Recommendations for integrating ESG into Strategic Asset Allocation can lead to similar impulses, such as a tilt away from carbon-intensive industries. An April 2020 report indicated that 1,192 institutions and 58,000 individuals, representing over $14 trillion in assets, had begun or committed to a divestment from fossil fuels. The long-term impact of these shifts by large allocators should be to raise the cost of capital for energy companies. Raising the cost of doing business for energy companies is probably a desired impact of these portfolio shifts, because this will get the attention of corporate management. However, a higher cost of capital for these businesses also means a better entry price for the investors who remain, so the classic economic conclusion would be that the shunned sectors will eventually be poised to deliver relatively favourable returns.
What about the companies in the Energy sector with positive ESG practices? On average, the ESG ratings from Sustainalytics are much higher for Information Technology companies than Energy companies. But one-third of the companies in the Energy sector of the S&P 500 have higher ESG scores from Sustainalytics than the average InfoTech company. Using ESG screens to avoid whole sectors punishes saints and sinners alike. It is more effective to implement ESG through active managers who can make informed and targeted ESG choices company by company.

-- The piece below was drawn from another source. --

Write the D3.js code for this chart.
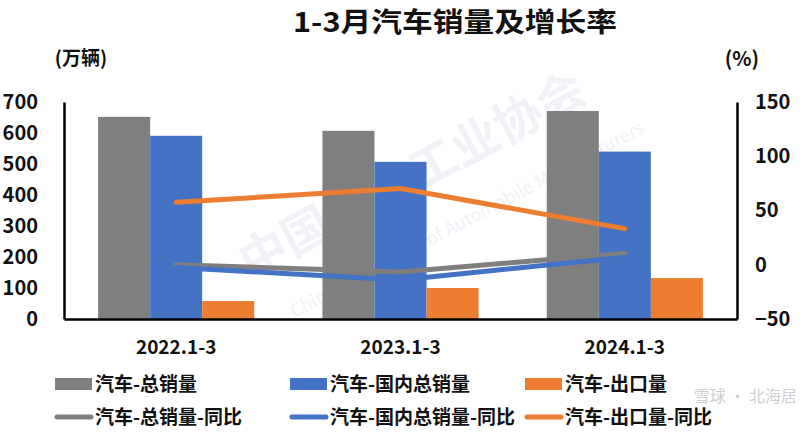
<!DOCTYPE html>
<html><head><meta charset="utf-8">
<script src="https://cdn.jsdelivr.net/npm/d3@7"></script>
<style>
html,body{margin:0;padding:0;background:#fff;}
text{font-family:"Noto Sans CJK SC","Noto Sans",sans-serif;font-weight:bold;}
</style></head>
<body><svg id="c" width="800" height="436"></svg>
<script>
const categories = ["2022.1-3","2023.1-3","2024.1-3"];
const totalSales = [652, 607, 671];
const domesticSales = [591, 507, 540];
const exportSales = [58, 100, 132];
const totalYoY = [0.1, -6.7, 10.6];
const domesticYoY = [-2.5, -14, 7];
const exportYoY = [57.6, 70.2, 33.3];
const leftTicks = [0,100,200,300,400,500,600,700];
const rightTicks = [-50,0,50,100,150];

const barSeries = [
  {name:"汽车-总销量", values: totalSales, color:"#7f7f7f"},
  {name:"汽车-国内总销量", values: domesticSales, color:"#4472c4"},
  {name:"汽车-出口量", values: exportSales, color:"#ed7d31"}
];
const lineSeries = [
  {name:"汽车-总销量-同比", values: totalYoY, color:"#7f7f7f"},
  {name:"汽车-国内总销量-同比", values: domesticYoY, color:"#4472c4"},
  {name:"汽车-出口量-同比", values: exportYoY, color:"#ed7d31"}
];

const svg = d3.select("#c");
const L = 64, R = 737, T = 102, B = 319;

const x0 = d3.scaleBand().domain(categories).range([L, R]).paddingInner(0.304).paddingOuter(0.152);
const x1 = d3.scaleBand().domain(barSeries.map(d=>d.name)).range([0, x0.bandwidth()]).padding(0);
const yL = d3.scaleLinear().domain([0,700]).range([B, T]);
const yR = d3.scaleLinear().domain([-50,150]).range([B, T]);

// watermark (faint)
svg.append("text").attr("x", 420).attr("y", 190).attr("text-anchor","middle")
  .attr("transform","rotate(-28,420,190)")
  .attr("font-size", 48).attr("fill","#f0f2f7").text("中国汽车工业协会");
svg.append("text").attr("x", 470).attr("y", 225).attr("text-anchor","middle")
  .attr("transform","rotate(-28,470,225)")
  .attr("font-size", 18).attr("fill","#f0f2f7").style("font-weight","normal")
  .text("China Association of Automobile Manufacturers");

// title
svg.append("text").attr("x", 455).attr("y", 32).attr("text-anchor","middle")
  .attr("font-size", 27).attr("textLength", 324).attr("lengthAdjust","spacingAndGlyphs")
  .attr("fill","#111").text("1-3月汽车销量及增长率");
svg.append("text").attr("x", 81).attr("y", 65).attr("text-anchor","middle")
  .attr("font-size", 19).attr("fill","#111").text("(万辆)");
svg.append("text").attr("x", 742).attr("y", 66).attr("text-anchor","middle")
  .attr("font-size", 20).attr("fill","#111").text("(%)");

// bars
barSeries.forEach(s => {
  svg.append("g").selectAll("rect").data(categories).join("rect")
    .attr("x", (c)=> x0(c) + x1(s.name))
    .attr("width", x1.bandwidth())
    .attr("y", (c,i)=> yL(s.values[i]))
    .attr("height", (c,i)=> B - yL(s.values[i]))
    .attr("fill", s.color);
});

// lines
const lineGen = d3.line().x(d=>d[0]).y(d=>d[1]);
lineSeries.forEach(s => {
  const pts = categories.map((c,i)=>[x0(c)+x0.bandwidth()/2, yR(s.values[i])]);
  svg.append("path").attr("d", lineGen(pts)).attr("fill","none")
    .attr("stroke", s.color).attr("stroke-width", 5).attr("stroke-linecap","round").attr("stroke-linejoin","round");
});

// axes
const axL = svg.append("g").attr("transform",`translate(${L},0)`)
  .call(d3.axisLeft(yL).tickValues(leftTicks).tickSize(0).tickPadding(26).tickFormat(d3.format("d")));
const axR = svg.append("g").attr("transform",`translate(${R},0)`)
  .call(d3.axisRight(yR).tickValues(rightTicks).tickSize(0).tickPadding(18).tickFormat(d3.format("d")));
const axB = svg.append("g").attr("transform",`translate(0,${B})`)
  .call(d3.axisBottom(x0).tickSize(0).tickPadding(22));
[axL, axR, axB].forEach(a => {
  a.select(".domain").attr("stroke","#000").attr("stroke-width",2.5);
  a.selectAll("text").attr("fill","#111").style("font-family",'"Noto Sans CJK SC","Noto Sans",sans-serif').style("font-weight","bold");
});
axL.selectAll("text").attr("font-size", 20);
axR.selectAll("text").attr("font-size", 20);
axB.selectAll("text").attr("font-size", 19);

// legend
const colX = [55, 290, 525];
barSeries.forEach((s,i) => {
  svg.append("rect").attr("x", colX[i]).attr("y", 378).attr("width", 37).attr("height", 12).attr("fill", s.color);
  svg.append("text").attr("x", colX[i]+40).attr("y", 391).attr("font-size", 19).attr("fill","#111").text(s.name);
});
lineSeries.forEach((s,i) => {
  svg.append("line").attr("x1", colX[i]+2).attr("x2", colX[i]+36).attr("y1", 417).attr("y2", 417)
    .attr("stroke", s.color).attr("stroke-width", 5).attr("stroke-linecap","round");
  svg.append("text").attr("x", colX[i]+40).attr("y", 424).attr("font-size", 19).attr("fill","#111").text(s.name);
});

// bottom-right watermark
svg.append("text").attr("x", 797).attr("y", 402).attr("text-anchor","end")
  .attr("font-size", 16).attr("fill","#cfcfcf").style("font-weight","normal").text("雪球 · 北海居");
</script></body></html>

If one could be confident that carbon-intensive industries would deliver low returns, then standard portfolio optimization would naturally lead to a low weight to the energy sector. The conundrum for fiduciaries is the possibility that categories which are being avoided for ESG reasons will (because of the avoidance) become high expected return categories, leading to a potential conflict between the goal of maximizing risk-adjusted returns and the goal of advancing ESG interests. This is an area of ongoing debate, with some research suggesting better ESG practices lead to higher risk adjusted returns, on average, and other research saying the opposite. These conflicting research results indicate the difficulty of being confident when one applies ESG-related shifts to return or risk assumptions utilized in Strategic Asset Allocation.
ESG Index Funds
Implementation of ESG considerations via index funds looks like a step in the right direction for those (like us) who believe that application of ESG tilts at the SAA level lacks a strong foundation in research evidence. The ESG evaluators whose ratings inform these index funds, including Sustainalytics, MSCI and S&P/RobecoSAM, deserve a great deal of credit. Their efforts have been instrumental in raising the priority of ESG concerns among corporate boards and investors. However, there are shortcomings in the index investment strategies which rely on these ratings alone.
One drawback in applying the ESG ratings is comparability. The rating providers use different criteria with different weights, which can result in a corporation scoring well with one system and poorly on another. For instance, Apple Computer currently has a favourable “Low Risk” ESG rating from Sustainalytics and a top-notch governance rating from ISS, and yet a low BBB rating from MSCI and a quite unfavourable rating from S&P/RobecoSAM. An OECD survey of different ESG rating providers found an average R-squared of only about 0.20 for predicting the ESG ratings from one provider using the ratings of another, where an R-squared of 1.0 would mean the ratings from different providers were perfectly in alignment.
Furthermore, only the large companies have ESG ratings, and these large companies also have more resources to manage their ESG profile and outcomes. The chart to the right shows the average ESG scores for the S&P 500 organized by market cap, using Bloomberg’s reporting of the ESG rankings from Sustainalytics and S&P/RobecoSAM. The companies in the top 100 by equity market capitalization have much more favourable ESG scores than the bottom 100. This is in part due to the prevalence of technology stocks (which have higher ESG scores, on average) among the largest companies. In general, reliance on these ESG ratings providers will tend to bias investments towards the larger capitalization companies.
In addition to the large-cap bias, ESG index funds tend to imbed sector biases. For instance, the FTSE USA All Cap Choice Index has about a 5% combined overweight to Information Technology and Health Care, with a matching 5% underweight to Energy and Industrials. Those have been fortuitous tilts, particularly in 2020, and in general ESG-related funds have had better performance than the capitalization-weighted indices in recent years due to the huge gap between the performance of tech stocks versus energy stocks, as well as the outperformance of large cap vs. small cap stocks. Yet it is unclear (and likely impossible to determine accurately) how much of the recent performance edge of ESG-oriented equity index funds can be attributed to the tilt towards better ESG practices, rather than to other factors. Of course, it is also unclear whether the bias towards large cap tech will continue to reward investors in these ESG index funds going forward, given the currently elevated valuations of that group of companies.